Serious gaps in environmental data
Good policy decisions need to be based on timely,consistent, and accurate information. Such information needs to be collected on an ongoing basis. We also need systems for detecting trends in the data collected, to be used for modifying policy when necessary.
Serious gaps in environmental data greatly hamper our efforts to make better policy decisions. The current South Africa Environment Outlook report had to rely on inventory data for greenhouse gases that are more than 10 years out of date.
Critical indicators for which we have no adequate data include current land cover, fine-scale spatial information on habitat degradation, and some aspects of water quality, air quality, and carbon emissions. We also do not have reliable data on genetically modified organisms, human vulnerability,or groundwater use and recharge, and we have limited knowledge of some aspects of biodiversity.
There is, furthermore, a need for a consolidated and consistent monitoring and evaluation system.

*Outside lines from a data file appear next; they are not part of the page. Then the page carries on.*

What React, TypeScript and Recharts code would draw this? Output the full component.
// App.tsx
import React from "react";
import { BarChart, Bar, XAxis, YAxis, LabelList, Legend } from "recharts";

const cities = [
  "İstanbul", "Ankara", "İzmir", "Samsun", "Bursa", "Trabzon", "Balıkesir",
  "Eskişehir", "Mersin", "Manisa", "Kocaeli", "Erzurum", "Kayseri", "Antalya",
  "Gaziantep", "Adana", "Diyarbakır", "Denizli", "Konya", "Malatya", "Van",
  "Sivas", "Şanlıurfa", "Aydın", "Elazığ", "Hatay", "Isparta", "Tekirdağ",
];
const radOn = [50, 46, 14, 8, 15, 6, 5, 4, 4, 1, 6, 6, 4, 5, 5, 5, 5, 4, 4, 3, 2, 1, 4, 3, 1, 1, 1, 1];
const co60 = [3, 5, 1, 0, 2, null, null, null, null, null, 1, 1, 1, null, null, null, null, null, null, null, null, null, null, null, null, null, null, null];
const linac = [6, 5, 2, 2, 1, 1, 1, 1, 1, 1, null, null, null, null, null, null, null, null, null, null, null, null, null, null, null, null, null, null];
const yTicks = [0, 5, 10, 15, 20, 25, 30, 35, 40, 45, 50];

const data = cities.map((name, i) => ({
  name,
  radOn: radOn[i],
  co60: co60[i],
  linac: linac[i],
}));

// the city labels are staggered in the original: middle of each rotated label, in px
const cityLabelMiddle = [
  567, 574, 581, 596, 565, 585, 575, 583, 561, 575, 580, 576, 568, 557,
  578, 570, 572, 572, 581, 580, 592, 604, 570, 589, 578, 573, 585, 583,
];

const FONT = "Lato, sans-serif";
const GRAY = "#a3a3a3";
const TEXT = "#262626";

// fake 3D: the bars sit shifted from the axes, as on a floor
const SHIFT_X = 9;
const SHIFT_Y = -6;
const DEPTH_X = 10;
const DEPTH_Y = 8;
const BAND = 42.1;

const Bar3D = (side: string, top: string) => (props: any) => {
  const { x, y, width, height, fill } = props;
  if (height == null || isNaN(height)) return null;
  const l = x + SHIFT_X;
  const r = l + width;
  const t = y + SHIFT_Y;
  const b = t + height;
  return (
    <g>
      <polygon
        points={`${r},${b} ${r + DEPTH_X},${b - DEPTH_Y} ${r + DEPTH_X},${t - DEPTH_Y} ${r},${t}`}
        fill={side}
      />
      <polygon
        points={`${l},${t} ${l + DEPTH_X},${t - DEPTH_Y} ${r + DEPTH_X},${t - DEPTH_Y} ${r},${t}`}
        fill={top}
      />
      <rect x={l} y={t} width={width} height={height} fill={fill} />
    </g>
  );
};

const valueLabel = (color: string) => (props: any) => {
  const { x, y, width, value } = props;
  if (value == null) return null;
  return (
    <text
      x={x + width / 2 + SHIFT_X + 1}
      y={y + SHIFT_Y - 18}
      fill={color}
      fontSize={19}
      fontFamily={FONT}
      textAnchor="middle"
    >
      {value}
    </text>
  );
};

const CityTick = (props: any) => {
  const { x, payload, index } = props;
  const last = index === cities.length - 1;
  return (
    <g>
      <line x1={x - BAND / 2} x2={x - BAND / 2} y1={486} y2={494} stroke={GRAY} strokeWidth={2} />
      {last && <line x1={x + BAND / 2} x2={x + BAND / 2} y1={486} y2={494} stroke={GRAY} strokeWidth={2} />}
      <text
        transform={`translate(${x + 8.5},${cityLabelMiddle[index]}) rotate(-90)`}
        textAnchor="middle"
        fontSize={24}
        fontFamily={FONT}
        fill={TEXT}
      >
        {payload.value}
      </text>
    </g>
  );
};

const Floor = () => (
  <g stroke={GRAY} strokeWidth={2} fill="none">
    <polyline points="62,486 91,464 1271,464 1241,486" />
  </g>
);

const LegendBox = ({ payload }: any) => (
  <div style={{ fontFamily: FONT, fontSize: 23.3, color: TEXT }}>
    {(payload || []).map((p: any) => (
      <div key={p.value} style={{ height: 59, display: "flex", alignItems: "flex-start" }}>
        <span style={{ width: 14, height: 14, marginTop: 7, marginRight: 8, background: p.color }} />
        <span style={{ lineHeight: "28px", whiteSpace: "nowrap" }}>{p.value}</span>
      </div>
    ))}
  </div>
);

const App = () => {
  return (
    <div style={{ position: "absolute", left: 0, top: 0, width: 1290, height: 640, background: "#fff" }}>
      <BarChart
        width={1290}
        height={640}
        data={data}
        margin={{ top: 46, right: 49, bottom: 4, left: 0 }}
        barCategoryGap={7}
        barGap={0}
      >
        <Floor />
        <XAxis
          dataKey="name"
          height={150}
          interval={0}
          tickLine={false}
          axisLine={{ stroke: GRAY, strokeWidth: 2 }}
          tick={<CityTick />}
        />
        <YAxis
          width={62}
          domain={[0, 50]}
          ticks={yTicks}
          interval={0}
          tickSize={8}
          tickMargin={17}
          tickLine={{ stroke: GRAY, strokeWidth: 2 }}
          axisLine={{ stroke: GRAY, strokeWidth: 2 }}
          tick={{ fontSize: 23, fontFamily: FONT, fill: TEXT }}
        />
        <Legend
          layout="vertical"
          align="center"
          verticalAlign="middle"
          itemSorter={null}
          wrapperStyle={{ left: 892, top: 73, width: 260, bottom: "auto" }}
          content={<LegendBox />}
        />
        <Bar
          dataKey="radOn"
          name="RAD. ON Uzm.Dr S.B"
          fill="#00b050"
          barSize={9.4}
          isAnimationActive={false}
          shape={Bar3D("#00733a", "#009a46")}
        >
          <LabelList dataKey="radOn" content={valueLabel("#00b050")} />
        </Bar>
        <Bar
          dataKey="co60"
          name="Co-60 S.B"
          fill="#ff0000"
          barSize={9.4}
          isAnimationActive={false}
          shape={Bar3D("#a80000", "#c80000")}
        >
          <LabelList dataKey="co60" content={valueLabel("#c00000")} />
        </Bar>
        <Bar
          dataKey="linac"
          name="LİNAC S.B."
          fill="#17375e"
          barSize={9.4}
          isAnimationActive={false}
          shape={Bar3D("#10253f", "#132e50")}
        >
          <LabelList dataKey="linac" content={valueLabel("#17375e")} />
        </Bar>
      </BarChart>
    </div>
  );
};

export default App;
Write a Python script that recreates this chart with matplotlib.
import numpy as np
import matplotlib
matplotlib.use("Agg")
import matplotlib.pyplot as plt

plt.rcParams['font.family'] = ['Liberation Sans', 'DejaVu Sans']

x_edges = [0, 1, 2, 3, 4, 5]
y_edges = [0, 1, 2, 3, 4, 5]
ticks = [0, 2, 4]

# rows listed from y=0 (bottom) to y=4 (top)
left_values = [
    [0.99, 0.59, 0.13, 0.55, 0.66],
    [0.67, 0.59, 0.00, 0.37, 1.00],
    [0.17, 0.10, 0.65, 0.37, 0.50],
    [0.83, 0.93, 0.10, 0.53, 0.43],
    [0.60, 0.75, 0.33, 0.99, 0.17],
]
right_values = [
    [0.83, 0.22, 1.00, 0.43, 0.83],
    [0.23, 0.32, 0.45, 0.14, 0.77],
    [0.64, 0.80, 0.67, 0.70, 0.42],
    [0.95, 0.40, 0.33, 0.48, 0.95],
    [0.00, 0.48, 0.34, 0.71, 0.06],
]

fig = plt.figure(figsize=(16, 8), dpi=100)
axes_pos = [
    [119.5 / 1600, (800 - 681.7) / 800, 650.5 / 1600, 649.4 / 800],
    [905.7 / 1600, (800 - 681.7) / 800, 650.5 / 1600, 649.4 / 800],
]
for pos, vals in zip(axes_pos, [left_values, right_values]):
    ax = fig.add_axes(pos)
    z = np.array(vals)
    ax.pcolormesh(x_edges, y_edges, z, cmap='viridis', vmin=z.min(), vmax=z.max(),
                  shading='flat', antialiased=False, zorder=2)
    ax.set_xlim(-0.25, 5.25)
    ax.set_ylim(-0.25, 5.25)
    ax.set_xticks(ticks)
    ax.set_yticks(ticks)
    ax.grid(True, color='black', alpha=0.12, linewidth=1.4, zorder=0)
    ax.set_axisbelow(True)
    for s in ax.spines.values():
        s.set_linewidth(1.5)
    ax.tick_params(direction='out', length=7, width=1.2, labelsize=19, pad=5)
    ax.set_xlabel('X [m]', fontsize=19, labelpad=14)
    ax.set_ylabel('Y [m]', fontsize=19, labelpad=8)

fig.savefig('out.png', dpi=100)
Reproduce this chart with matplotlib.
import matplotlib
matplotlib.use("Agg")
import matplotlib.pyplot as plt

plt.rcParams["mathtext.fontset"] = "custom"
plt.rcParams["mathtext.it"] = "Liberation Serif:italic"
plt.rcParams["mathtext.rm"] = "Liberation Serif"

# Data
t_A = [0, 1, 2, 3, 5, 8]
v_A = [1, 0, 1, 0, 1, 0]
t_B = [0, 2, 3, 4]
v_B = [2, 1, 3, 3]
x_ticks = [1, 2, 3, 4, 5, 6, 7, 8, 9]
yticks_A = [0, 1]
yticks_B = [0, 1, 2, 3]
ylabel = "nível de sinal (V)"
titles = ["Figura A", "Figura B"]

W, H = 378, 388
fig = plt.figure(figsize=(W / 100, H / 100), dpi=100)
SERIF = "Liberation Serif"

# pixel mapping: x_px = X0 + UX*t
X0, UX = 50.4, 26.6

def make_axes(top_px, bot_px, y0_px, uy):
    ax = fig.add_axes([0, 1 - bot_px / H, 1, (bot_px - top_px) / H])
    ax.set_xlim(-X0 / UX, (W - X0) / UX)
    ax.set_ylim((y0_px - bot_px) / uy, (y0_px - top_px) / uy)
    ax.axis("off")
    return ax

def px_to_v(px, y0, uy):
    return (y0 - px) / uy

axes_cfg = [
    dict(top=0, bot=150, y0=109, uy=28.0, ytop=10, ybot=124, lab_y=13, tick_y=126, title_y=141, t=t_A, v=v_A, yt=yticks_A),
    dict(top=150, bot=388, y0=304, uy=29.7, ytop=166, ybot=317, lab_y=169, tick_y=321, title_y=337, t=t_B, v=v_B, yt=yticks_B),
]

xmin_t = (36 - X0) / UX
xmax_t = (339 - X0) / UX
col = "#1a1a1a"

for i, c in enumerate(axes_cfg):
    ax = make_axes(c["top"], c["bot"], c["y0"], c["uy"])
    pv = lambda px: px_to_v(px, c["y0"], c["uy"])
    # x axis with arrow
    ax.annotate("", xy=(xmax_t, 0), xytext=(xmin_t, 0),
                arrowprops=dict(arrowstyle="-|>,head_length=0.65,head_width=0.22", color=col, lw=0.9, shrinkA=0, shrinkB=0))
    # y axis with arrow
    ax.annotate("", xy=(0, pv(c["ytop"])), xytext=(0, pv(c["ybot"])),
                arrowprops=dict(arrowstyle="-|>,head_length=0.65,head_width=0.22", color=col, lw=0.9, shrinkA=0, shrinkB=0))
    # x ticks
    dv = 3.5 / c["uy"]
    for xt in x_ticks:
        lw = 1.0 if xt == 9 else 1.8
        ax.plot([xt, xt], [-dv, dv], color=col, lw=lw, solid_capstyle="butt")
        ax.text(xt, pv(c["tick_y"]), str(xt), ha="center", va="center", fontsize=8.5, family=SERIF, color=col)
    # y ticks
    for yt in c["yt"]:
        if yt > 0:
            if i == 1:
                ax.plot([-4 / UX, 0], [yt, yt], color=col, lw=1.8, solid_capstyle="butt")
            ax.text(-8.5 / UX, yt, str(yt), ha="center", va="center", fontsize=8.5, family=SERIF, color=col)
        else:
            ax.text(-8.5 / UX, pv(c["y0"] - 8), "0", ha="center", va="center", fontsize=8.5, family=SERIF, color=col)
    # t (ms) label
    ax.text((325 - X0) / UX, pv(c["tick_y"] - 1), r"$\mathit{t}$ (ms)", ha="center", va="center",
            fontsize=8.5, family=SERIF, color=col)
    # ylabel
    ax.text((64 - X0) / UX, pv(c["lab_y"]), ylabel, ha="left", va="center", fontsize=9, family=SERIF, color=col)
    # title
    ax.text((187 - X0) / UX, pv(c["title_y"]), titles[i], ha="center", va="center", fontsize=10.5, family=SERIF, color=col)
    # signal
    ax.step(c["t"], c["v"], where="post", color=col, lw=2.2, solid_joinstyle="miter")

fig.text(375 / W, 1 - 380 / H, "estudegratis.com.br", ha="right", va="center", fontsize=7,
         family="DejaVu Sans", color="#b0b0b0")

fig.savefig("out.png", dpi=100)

Currently, many data-generation exercises, such as the population Census and national land cover assessments, do not coincide with reporting programmes including the state of environment reports. Monitoring is often not carried out at regular intervals, and in some cases is so sparse that meaningful interpretation over large spatial scales cannot be made.
South Africa has taken steps since 1999 to improve the nation’s database. A set of environmental indicators was published in 2002 for use in state of environment reporting. These and other indicators, such as those set out in the Millennium Development Goals and the 2004 Johannesburg Plan of Implementation, are reported on in the Environment Outlook.
Several reports on the state of rivers systems and an interim report on the state of our coast have been published, and a national inventory of wetlands is being compiled. South Africa contributed to the Millennium Ecosystem Assessment and recently conducted the National Spatial Biodiversity Assessment. Several provinces and municipalities have produced state of environment reports.
In addition to improving the quality of information, it is important to ensure that the public has access to it. Access to information and public consultation are key principles of all legislation since 1994. While legal provisions for access to environmental information are strong, implementation of these laws is weak and many citizens are not aware of their rights. This hampers the achievement of greater environmental justice.
We need adequate investment in research and development to contribute to improved data. Steps to promote research and development in South Africa include adopting the National System of Innovation. Research and development in South Africa is still constrained by a lack of funding,however. In the 2003/2004 financial year, the business sector accounted for 55.5% of research and development expenditure, followed by the government, including the science councils, at 21.9%. Some 10% of funding came from foreign sources. The base of skilled technical professionals needs to be grown to reflect better the demography of the country.
Biodiversity and ecosystems
The indicators presented in this chapter give an overview of the status of South Africa’s biodiversity. The validity of some of the indicators is questionable in terms of their age and comprehensiveness but they nevertheless represent an appropriate starting point for action and analysis. There remain some critical indicators for which we have no adequate data and without which our assessment of the current situation is incomplete. The most important of these include up-to-date land-cover information, as well as information at finer scales of the spatial distribution of habitat degradation and sensitive areas. There are, furthermore, several developing trends (such as the increased prevalence of genetically modified organisms, which might prove, in the future, to have adverse effects on biodiversity but for which we currently do not have reliable data.